In 1930 I knew a fellow by the name of Commander Thompson. I had known him before, actually; he was a friend of the family. He had studied under Freud in Vienna. Old Commander Thompson trained cats. He had a cat named Psycho, a black cat with a crooked tail, and he had Psycho trained to sit up and do other things. He taught me how to train cats—I have never had any luck with it, but he taught me how.
He got me very interested in the subject of the human mind. He taught me why it is that somebody starts to say one thing and says something else—but the something else the person has said is a clue to his character or what he is trying to hide—and other interesting gimmicks like this. That is just a gimmick; it has no vast importance.

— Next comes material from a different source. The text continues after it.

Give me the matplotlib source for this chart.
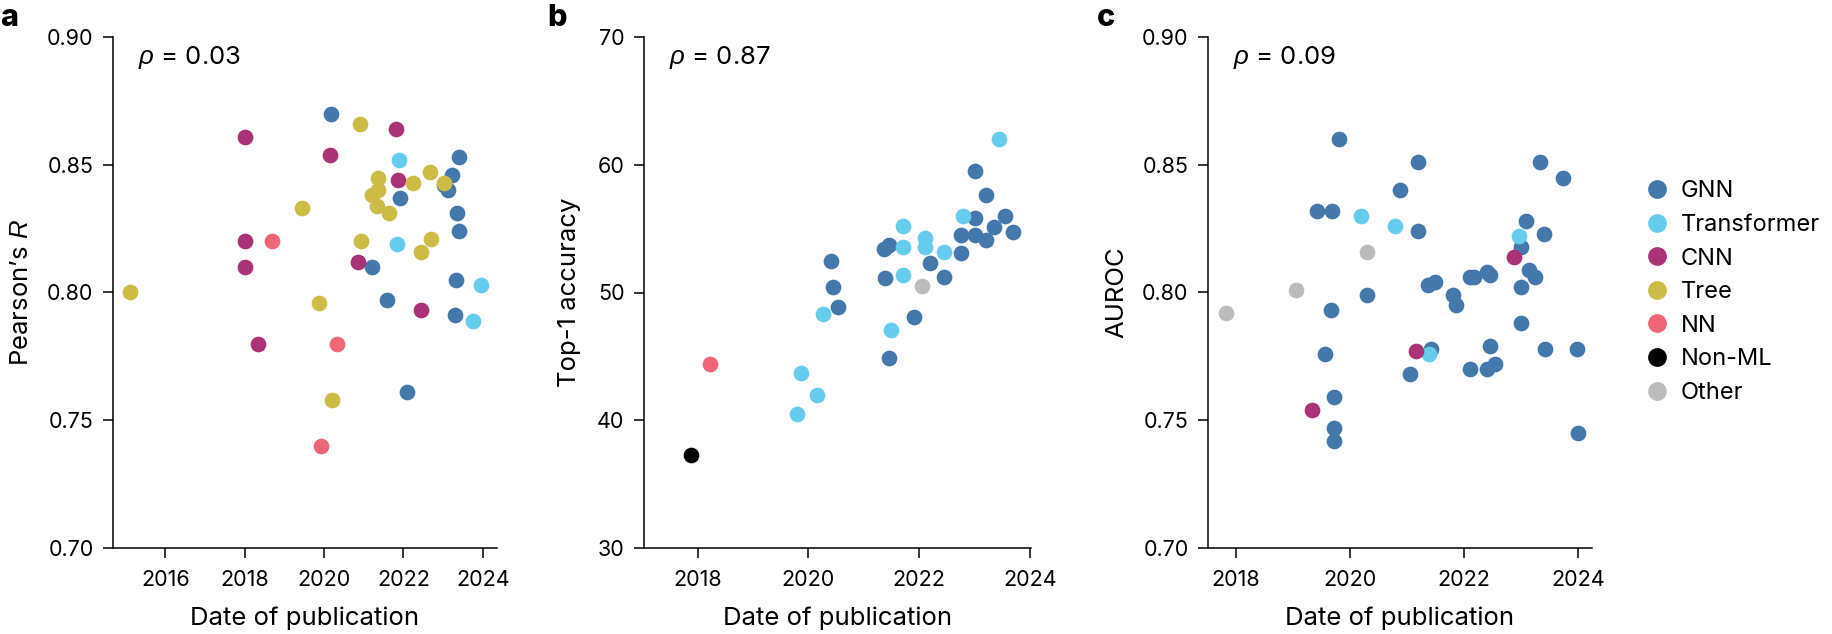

I never got inside a high school; I went into engineering school first off. My father had said,“You’re going to engineering school,” and I had said, “Oh, no, I’m not. I’m going to write.” So I went to engineering school! In engineering school they had an interesting little subject called atomic and molecular phenomena, and there were those of us in that class who believed that the mystic and secret forces and powers of the universe were somehow hidden in atomic and molecular phenomena. There were fellows there— wild-haired, wild-eyed radicals, these students—who believed that a few pennyweights of some mysterious element, exploded in a certain fashion, could wipe out an enormous city. Of course, nothing would ever come of this; naturally nothing like that could happen! Not until Hiroshima would anybody really believe it. Up until that time, the atom bomb was a science fictioneer’s dream. Then all of a sudden the bombs were dropped on Japan. That validated the men who had struggled forward from 1930 on the track of atomic and molecular phenomena up to the atom bomb.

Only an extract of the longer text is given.